INTERVIEW WITH MERVYN KERSH
The British Jewish veteran shares his experiences from D-day to Bergen-belsen
Bergen-belsen concentration camp was one of the most horrendous discoveries made by British armed forces during WWII. Approximately 60,000 people, the majority of them Jews, were found in starving and mortally ill conditions while thousands more bodies lay unburied around the camp. It was an event that horrified the world as one of the most appalling symbols of Nazi brutality.
Belsen’s liberators were profoundly moved, and for one British soldier meeting the survivors had particular resonance. Private Mervyn Kersh was a 21-year-old Jewish Londoner who had been advancing across Western Europe ever since he landed in Normandy in June 1944. A member of the Royal Army Ordnance Corps (RAOC), he had been liberating occupied towns and cities for months, but Belsen was a different proposition.
Over 75 years since his service, Kersh is a tireless volunteer who has been nationally recognised for raising awareness of the horrors of WWII. He describes how he survived the Normandy Campaign, tended to the survivors of Belsen and how he coped with antisemitism in his own army.
“Hard times”
Born in December 1923, Kersh grew up in a household where current affairs were regularly discussed. “We knew war was coming and I used to listen to conversations between my father and uncle,” he says. “From the time of the Spanish Civil War they argued about Germany and Italy’s intentions. I remember Czechoslovakia being handed over and then there was Austria. When Poland was invaded we were completely unprepared and when war broke out I was still at school.”
Kersh knew about the growing threat of antisemitism in Nazi Germany: “We were aware of the ill-treatment of minority groups but not the scale of it. I didn’t know the true extent until 1942 when somebody escaped from the Nazis. The message was brought to Britain and reported in a newspaper, which I’ve still got a copy of.”
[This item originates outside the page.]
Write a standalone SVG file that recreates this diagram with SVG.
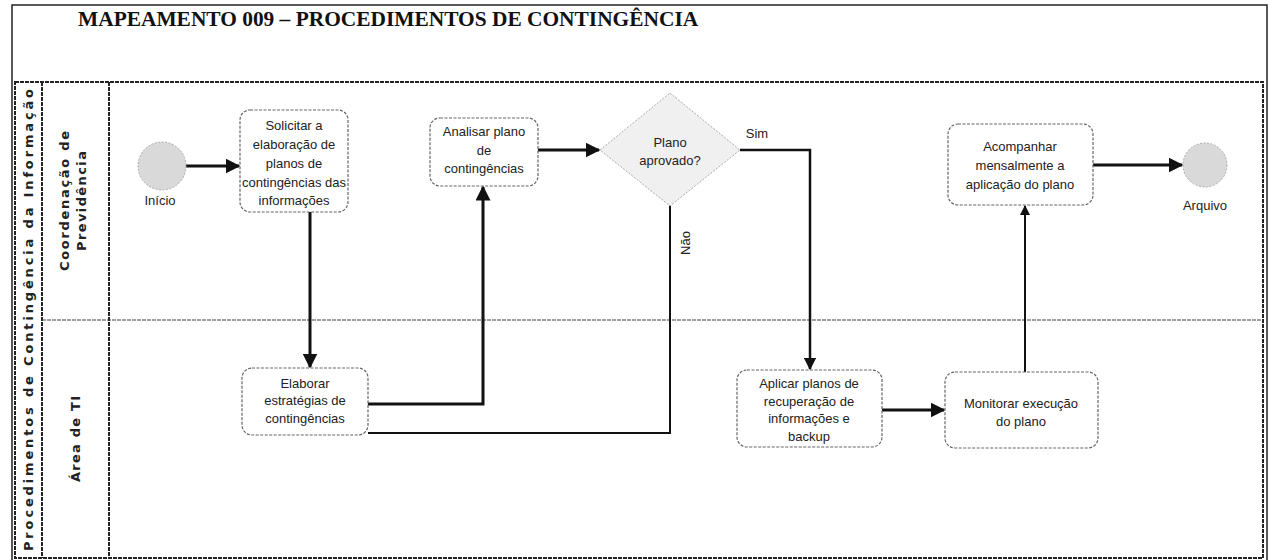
<svg xmlns="http://www.w3.org/2000/svg" width="1269" height="560" viewBox="0 0 1269 560">
<style>
.frame{fill:none;stroke:#222;stroke-width:1.5}
.pool{fill:none;stroke:#222;stroke-width:2;stroke-dasharray:4 1}
.task{fill:#fff;stroke:#666;stroke-width:1.2;stroke-dasharray:3 1.5}
.t{font-family:"Liberation Sans",Arial,sans-serif;font-size:13px;fill:#222;text-anchor:middle}
.lane{font-family:"DejaVu Sans",sans-serif;font-size:13px;font-weight:bold;fill:#222;text-anchor:middle}
.conn{fill:none;stroke:#111;stroke-width:3}
.ev{fill:#d9d9d9;stroke:#aaa;stroke-width:1;stroke-dasharray:2 1.5}
</style>
<defs>
<marker id="arr" viewBox="0 0 10 10" refX="9" refY="5" markerWidth="5" markerHeight="5" orient="auto" markerUnits="strokeWidth">
<path d="M0,0 L10,5 L0,10 z" fill="#111"/>
</marker>
</defs>
<rect width="1269" height="560" fill="#fff"/>
<g id="frame">
<path class="frame" d="M12,562 L12,5 L1267,5 L1267,562"/>
<text x="78" y="26" font-family="'Liberation Serif','Times New Roman',serif" font-size="21.4" font-weight="bold" fill="#111">MAPEAMENTO 009 – PROCEDIMENTOS DE CONTINGÊNCIA</text>
</g>
<g id="pool">
<rect class="pool" x="15" y="82" width="1248" height="476"/>
<line class="pool" x1="42" y1="82" x2="42" y2="558"/>
<line class="pool" x1="109" y1="82" x2="109" y2="558"/>
<line x1="42" y1="320" x2="1263" y2="320" stroke="#444" stroke-width="1.2" stroke-dasharray="4 1"/>
<text class="lane" transform="translate(33,320) rotate(-90)" textLength="462" lengthAdjust="spacing">Procedimentos de Contingência da Informação</text>
<text class="lane" transform="translate(69,201) rotate(-90)" textLength="140" lengthAdjust="spacing">Coordenação de</text>
<text class="lane" transform="translate(86,201) rotate(-90)" textLength="100" lengthAdjust="spacing">Previdência</text>
<text class="lane" transform="translate(80,439) rotate(-90)" textLength="86" lengthAdjust="spacing">Área de TI</text>
</g>
<g id="connectors">
<line class="conn" x1="186" y1="166" x2="239" y2="166" marker-end="url(#arr)"/>
<line class="conn" x1="310" y1="212" x2="310" y2="367" marker-end="url(#arr)"/>
<polyline class="conn" points="368,404 483,404 483,187" marker-end="url(#arr)"/>
<line class="conn" x1="538" y1="150" x2="599" y2="150" marker-end="url(#arr)"/>
<polyline class="conn" points="740,150 810,150 810,369" marker-end="url(#arr)" style="stroke-width:2.5"/>
<polyline class="conn" points="670,205 670,433 368,433" style="stroke-width:2"/>
<line class="conn" x1="882" y1="410" x2="944" y2="410" marker-end="url(#arr)"/>
<line class="conn" x1="1025" y1="372" x2="1025" y2="206" marker-end="url(#arr)" style="stroke-width:2"/>
<line class="conn" x1="1093" y1="165" x2="1182" y2="165" marker-end="url(#arr)"/>
<text x="757" y="138" class="t">Sim</text>
<text class="t" transform="translate(690,243) rotate(-90)">Não</text>
</g>
<g id="inicio">
<circle class="ev" cx="162" cy="166" r="24"/>
<text x="160" y="205" class="t">Início</text>
</g>
<g id="solicitar">
<rect class="task" x="240" y="110" width="108" height="102" rx="10"/>
<text class="t" x="294" y="130">Solicitar a</text>
<text class="t" x="294" y="149">elaboração de</text>
<text class="t" x="294" y="168">planos de</text>
<text class="t" x="294" y="187">contingências das</text>
<text class="t" x="294" y="205">informações</text>
</g>
<g id="analisar">
<rect class="task" x="430" y="118" width="108" height="68" rx="10"/>
<text class="t" x="484" y="136">Analisar plano</text>
<text class="t" x="484" y="155">de</text>
<text class="t" x="484" y="173">contingências</text>
</g>
<g id="decisao">
<polygon points="670,93 740,150 670,206 600,150" fill="#f0f0f0" stroke="#aaa" stroke-width="1" stroke-dasharray="2 1.5"/>
<text class="t" x="670" y="147">Plano</text>
<text class="t" x="670" y="165">aprovado?</text>
</g>
<g id="elaborar">
<rect class="task" x="242" y="368" width="126" height="67" rx="10"/>
<text class="t" x="305" y="388">Elaborar</text>
<text class="t" x="305" y="405">estratégias de</text>
<text class="t" x="305" y="423">contingências</text>
</g>
<g id="aplicar">
<rect class="task" x="737" y="370" width="145" height="77" rx="10"/>
<text class="t" x="809" y="388">Aplicar planos de</text>
<text class="t" x="809" y="406">recuperação de</text>
<text class="t" x="809" y="423">informações e</text>
<text class="t" x="809" y="441">backup</text>
</g>
<g id="monitorar">
<rect class="task" x="945" y="372" width="153" height="76" rx="10"/>
<text class="t" x="1021" y="408">Monitorar execução</text>
<text class="t" x="1021" y="426">do plano</text>
</g>
<g id="acompanhar">
<rect class="task" x="948" y="124" width="145" height="81" rx="10"/>
<text class="t" x="1020" y="151">Acompanhar</text>
<text class="t" x="1020" y="170">mensalmente a</text>
<text class="t" x="1020" y="189">aplicação do plano</text>
</g>
<g id="arquivo">
<circle class="ev" cx="1205" cy="165" r="22"/>
<text x="1205" y="210" class="t">Arquivo</text>
</g>
</svg>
Kersh was evacuated several times during the Blitz. “I kept a record of every single air raid and they were hard times because we were in the thick of it,” he says. “I was evacuated with a school because my uncle was a teacher there, although I learned nothing apart from perhaps about girls! I came back but then my mother had an operation and I had to leave and go to Exeter. My education dropped and by the time I went to college I was called up in 1943.”
Conscripted into the British Army, Kersh was a keen recruit. “It was almost inevitable, although there were ways you could get around it. You could get a reserved occupation but I wanted to be in the army,” he says. “My big brother had already been in the RAF from the beginning of the war and my sister was a nurse, so as the baby of the family I was now doing my bit.”
Sent to Scotland for training with the Black Watch, Kersh already knew some rudimentary soldiering skills. “I had had some military training in the Jewish Lads’ Brigade, although we used sticks instead of rifles. However, I knew about marching, map reading, field craft, Morse code, being obedient and things like that. They were happy days, despite the hardship. I’d left London in the hot sunshine of June and arrived in Scotland in deep snow! It was a bit of shock.”
During training, Kersh underwent various interviews and tests to define his particular role but he accidentally found himself being placed in the RAOC. “I was given to understand that I might go in the Royal Engineers because I liked map drawing. I was following the Eastern Front on a huge map that I’d drawn but when it came to it 1,000 of us were called out on a square and told to go to points A, B, C and D. When
I got to the point I was told to go to, it turned out it was something called the RAOC. I’d been listed from the Ordnance Survey in the Royal Engineers to the ordnance stores. By then, it was too late to do anything about it.”
Kersh could also have been promoted but he declined the offer. “After initial training
I had been put forward for promotion but out of political correctness I chose to stay with my comrades – something I’ve regretted ever since! I reached the giddy heights of private but I did become an acting sergeant much later during my last days in the army.”
Apart from training, Kersh also had to contend with institutional antisemitism in the army. During his evacuation to Devon, he had earned a reputation as a talented schoolboy boxer and used this to prevent physical assaults. “When I went in the army, the first thing I did – and wherever I went – was let them know I was a champion boxer and nobody ever laid a finger on me. I was verbally abused and also had problems with officers and NCOS at times but nobody beat me up, like they did with other people.”
Despite escaping violent attacks, Kersh could not avoid subtler forms of discrimination. “Antisemitism wasn’t everywhere but it certainly existed and I had it from time to time,” he says. “In Lancashire we were with another unit commanded by a sergeant major at a depot where they were teaching us. I found I was on duty – including fire pickets – wandering around the camp keeping an eye open. I did this night after night, weekend after weekend, and really had no time off.
“I challenged the sergeant major one time and asked why it was always me doing the duties but he just said, ‘I have to count the 30th, 20th or 15th soldier out of the door for duty and it always seems to be you.’ That obviously wasn’t a coincidence but I couldn’t argue and call him a liar because he was the sergeant major. I was very demoralised at that stage and really in a bad state. Because of the war, I decided not to desert and so I carried on and put up with it.”